Samsung Wave II Review31
We have previewed the bada operating system of Samsung quite extensively in the original Wave review, as well as with the Samsung Wave 723, so we will just mention here that the Samsung Wave II has the latest 1.2 bada version. It brings over some big fixes, such as being able to operate the phone while connected via USB, but also a couple of new features - Swype-like text input, improved browser, and OpenGL ES implementation for game development.
Bada has all the prerequisites of a modern mobile OS - homescreens with widgets, social networking integration in the phonebook, copy and paste, song recognition, basic image/video editing, as well as excellent stock video and music players with DivX/Xvid and FLAC codec support. The major downside is that it doesn’t have many 3rd party apps yet, with which to fill the 2GB internal memory.
The ones you download from Samsung Apps can’t run simultaneously - multitasking is supported only for the base apps, like Calendar and Email, for instance. True multitasking and Adobe Flash support are coming to the Samsung Wave II with bada 2.0, which will be rolled out in the summer.
Internet, Connectivity and Software:
The WebKit-based Dolphin browser in bada 1.2 has some improvements, mainly in terms of speed, but the basic support of HTML5 and Flash Lite 3.xx stays the same, i.e. some Flash ads and YouTube videos play fine. Flash Lite 4 support should come with the launch of bada 2.0 in the summer, but it's yet uncertain when the OS might get the real deal, which is Flash Player 10.1 support. Also, the browser still doesn’t support text reflow properly, or rather makes everything too small when it tries to fit it in the screen size, so the text is barely readable on the 3.7” Samsung Wave II.
The bada browser uses high compression for web pictures, so as to load the page quickly, but the resulting looks are pretty bad. It also offers some nice perks, like moving you from one drop-down menu to another with a simple press of the “next” button, which speeds up form-filling on websites.
The Samsung Wave II offers a full set of connectivity options - 3G, Wi-Fi, Bluetooth 3.0, A-GPS, DLNA for media sharing, as well as FM radio.
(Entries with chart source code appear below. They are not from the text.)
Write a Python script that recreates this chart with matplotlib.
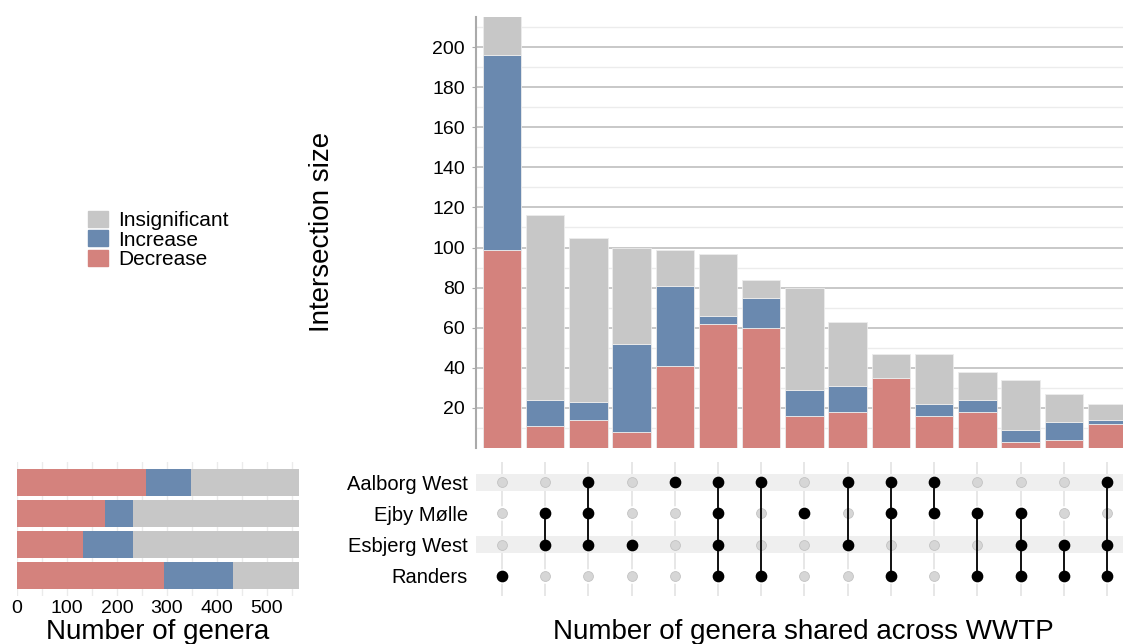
import numpy as np
import matplotlib
matplotlib.use("Agg")
import matplotlib.pyplot as plt
from matplotlib.patches import Patch

plt.rcParams["font.family"] = ["Liberation Sans", "DejaVu Sans"]

# Daten
sets = ["Aalborg West", "Ejby Mølle", "Esbjerg West", "Randers"]
set_decrease = [257, 175, 131, 293]
set_increase = [90, 56, 100, 139]
set_insignificant = [217, 333, 333, 132]

# Mitgliedschaft pro Intersection (Reihenfolge wie sets)
membership = [
    ["Randers"],
    ["Ejby Mølle", "Esbjerg West"],
    ["Aalborg West", "Ejby Mølle", "Esbjerg West"],
    ["Esbjerg West"],
    ["Aalborg West"],
    ["Aalborg West", "Ejby Mølle", "Esbjerg West", "Randers"],
    ["Aalborg West", "Randers"],
    ["Ejby Mølle"],
    ["Aalborg West", "Esbjerg West"],
    ["Aalborg West", "Ejby Mølle", "Randers"],
    ["Aalborg West", "Ejby Mølle"],
    ["Ejby Mølle", "Randers"],
    ["Ejby Mølle", "Esbjerg West", "Randers"],
    ["Esbjerg West", "Randers"],
    ["Aalborg West", "Esbjerg West", "Randers"],
]
inter_decrease = [99, 11, 14, 8, 41, 62, 60, 16, 18, 35, 16, 18, 3, 4, 12]
inter_increase = [97, 13, 9, 44, 40, 4, 15, 13, 13, 0, 6, 6, 6, 9, 2]
inter_insignificant = [20, 92, 82, 48, 18, 31, 9, 51, 32, 12, 25, 14, 25, 14, 8]

c_dec = "#d4827d"
c_inc = "#6a89af"
c_ins = "#c7c7c7"

W, H = 1123, 644
fig = plt.figure(figsize=(W / 100, H / 100), dpi=100)


def ax_at(l, t, r, b):
    return fig.add_axes([l / W, 1 - b / H, (r - l) / W, (b - t) / H])


# ── Intersection-Balken ────────────────
ax_top = ax_at(476, 17, 1123, 448)
x = np.arange(len(membership))
dec = np.array(inter_decrease)
inc = np.array(inter_increase)
ins = np.array(inter_insignificant)
ax_top.bar(x, dec, width=0.89, color=c_dec, edgecolor="#ececec", linewidth=0.6, zorder=3)
ax_top.bar(x, inc, bottom=dec, width=0.89, color=c_inc, edgecolor="#ececec", linewidth=0.6, zorder=3)
ax_top.bar(x, ins, bottom=dec + inc, width=0.89, color=c_ins, edgecolor="#ececec", linewidth=0.6, zorder=3)
ax_top.set_xlim(-0.6, 14.37)
ax_top.set_ylim(0, 215)
ax_top.set_yticks(np.arange(20, 201, 20))
ax_top.set_yticks(np.arange(10, 215, 10), minor=True)
ax_top.grid(True, which="major", axis="y", color="#b9b9b9", linewidth=1.1, zorder=0)
ax_top.grid(True, which="minor", axis="y", color="#ececec", linewidth=1.0, zorder=0)
ax_top.set_xticks([])
for s in ["top", "right", "bottom"]:
    ax_top.spines[s].set_visible(False)
ax_top.spines["left"].set_color("#aaaaaa")
ax_top.spines["left"].set_linewidth(1.5)
ax_top.tick_params(axis="y", which="major", labelsize=14, length=3, color="#aaaaaa", pad=5)
ax_top.tick_params(axis="y", which="minor", length=0)
fig.text(322 / W, 1 - 232 / H, "Intersection size", rotation=90, fontsize=20,
         ha="center", va="center")

# ── Matrix ────────────────
ax_m = ax_at(476, 462, 1123, 596)
ax_m.set_xlim(-0.6, 14.37)
ax_m.set_ylim(3.65, -0.65)
for xi in x:
    ax_m.axvline(xi, color="#e3e3e3", linewidth=1.2, zorder=0)
# weiße Ringe unterbrechen die Gitterlinien um die Punkte
for xi in x:
    ax_m.scatter([xi] * len(sets), range(len(sets)), s=110, color="white",
                 linewidth=0, zorder=0.5)
for i in [0, 2]:
    ax_m.axhspan(i - 0.27, i + 0.27, color="#efefef", zorder=1, linewidth=0)
for xi, mem in zip(x, membership):
    rows = [sets.index(m) for m in mem]
    inactive = [r for r in range(len(sets)) if r not in rows]
    ax_m.scatter([xi] * len(inactive), inactive, s=50, color="#d6d6d6",
                 edgecolor="#c2c2c2", linewidth=0.6, zorder=2)
    if len(rows) > 1:
        ax_m.plot([xi, xi], [min(rows), max(rows)], color="black", linewidth=1.3, zorder=3)
    ax_m.scatter([xi] * len(rows), rows, s=55, color="black", zorder=4)
ax_m.set_yticks(range(len(sets)))
ax_m.set_yticklabels(sets, fontsize=14.5)
ax_m.tick_params(axis="y", length=0, pad=6)
ax_m.set_xticks([])
for s in ax_m.spines.values():
    s.set_visible(False)
fig.text(803 / W, 1 - 632 / H, "Number of genera shared across WWTP", fontsize=20,
         ha="center", va="center")

# ── Set-Größen ────────────────
ax_s = ax_at(17, 462, 299, 596)
y = np.arange(len(sets))
sd = np.array(set_decrease)
si = np.array(set_increase)
sn = np.array(set_insignificant)
ax_s.barh(y, sd, height=0.87, color=c_dec, zorder=3)
ax_s.barh(y, si, left=sd, height=0.87, color=c_inc, zorder=3)
ax_s.barh(y, sn, left=sd + si, height=0.87, color=c_ins, zorder=3)
ax_s.set_xlim(0, 564)
ax_s.set_ylim(3.65, -0.65)
ax_s.set_xticks(np.arange(0, 501, 100))
ax_s.set_xticks(np.arange(50, 564, 100), minor=True)
ax_s.grid(True, which="both", axis="x", color="#ebebeb", linewidth=1.0, zorder=0)
ax_s.set_yticks([])
ax_s.tick_params(axis="x", which="both", length=0, labelsize=14, pad=3)
for s in ax_s.spines.values():
    s.set_visible(False)
fig.text(158 / W, 1 - 632 / H, "Number of genera", fontsize=20, ha="center", va="center")

# ── Legende ────────────────
handles = [Patch(color=c_ins, label="Insignificant"),
           Patch(color=c_inc, label="Increase"),
           Patch(color=c_dec, label="Decrease")]
fig.legend(handles=handles, loc="center left", bbox_to_anchor=(88 / W, 1 - 240 / H),
           frameon=False, fontsize=15, handlelength=0.95, handleheight=0.8,
           labelspacing=0.0, handletextpad=0.5, borderpad=0, borderaxespad=0)

plt.savefig("out.png", dpi=100)
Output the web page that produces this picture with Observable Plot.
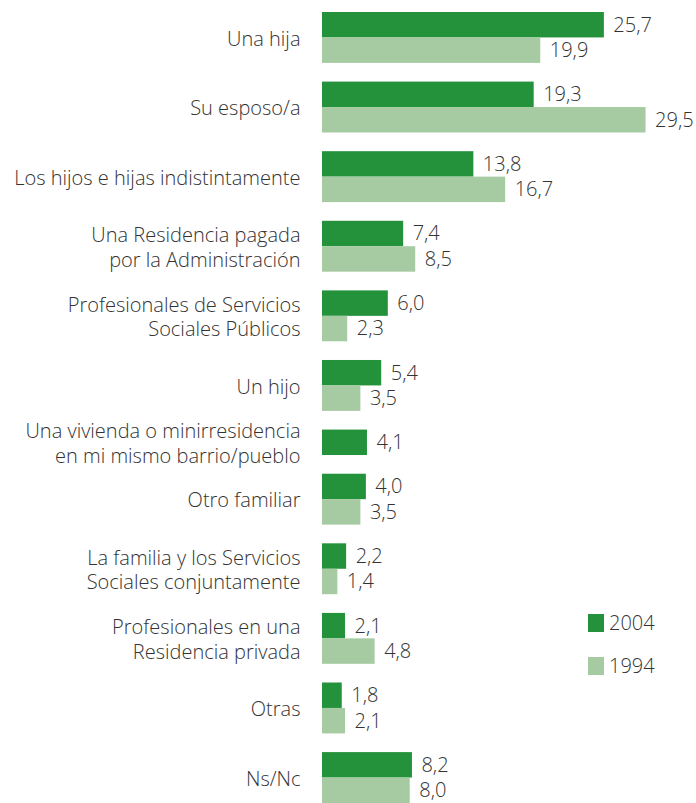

As usual, the Microsoft Office and PDF document Picsel viewer is included in the package, along with Samsung LBS - a voice-guided GPS software by Route66, which offers a lifetime license deal for Wave phones for $40. The GPS fix was fairly quick when we were connected to a Wi-Fi hotspot, or the carrier's data network. Locking us in position with only the GPS chip on, however, required several minutes. As usual with bada handsets, Samsung has included music recognition software, as well as basic image and video editors, which are built right into the music player and the gallery themselves.
Camera and Multimedia:
The 5MP camera with LED flash is of the same resolution we have on the first Samsung Wave, and as a whole we have no complaints towards this. The camera interface is the tried-and-true Samsung creation, which is very touch friendly, and a pleasure to use, with a number of useful additional settings, preset scenes and shooting modes present out of the box. In addition, firing it up with the dedicated button, and shot-to-shot times, are almost instant.
The outdoor snaps with the Samsung Wave II turned out with correct exposure and color representation, as well as sharp focus, but detail was lacking a bit, probably due to the cloudy skies. The indoor shots are more than adequate for a phone camera, and the LED flash does a much better job at illuminating the scene than your average unit.
Video is captured at 720p HD resolution with the smooth 30fps, and it exhibits the same accurate color representation and exposure already seen in the still pictures.
Samsung Wave II Sample Video
Music playback on the Samsung Wave II is traditionally great, as in most bada devices, as Samsung’s mobile OS supports FLAC, the lossless audio format, as well as 5.1 channel surround sound in headset mode, dubbed DNSe - Digital Natural Sound Engine. The music player’s interface is nice, definitely better than the Froyo one, and it has music recognition software built into the player itself. We could use a better loudspeaker in the phone, though, as the default one sounds quite unnatural.
The handset plays whatever you throw at it, including DivX/Xvid files up to HD resolutions - great codec support out of the box, as is usually the case with Samsung’s smartphones.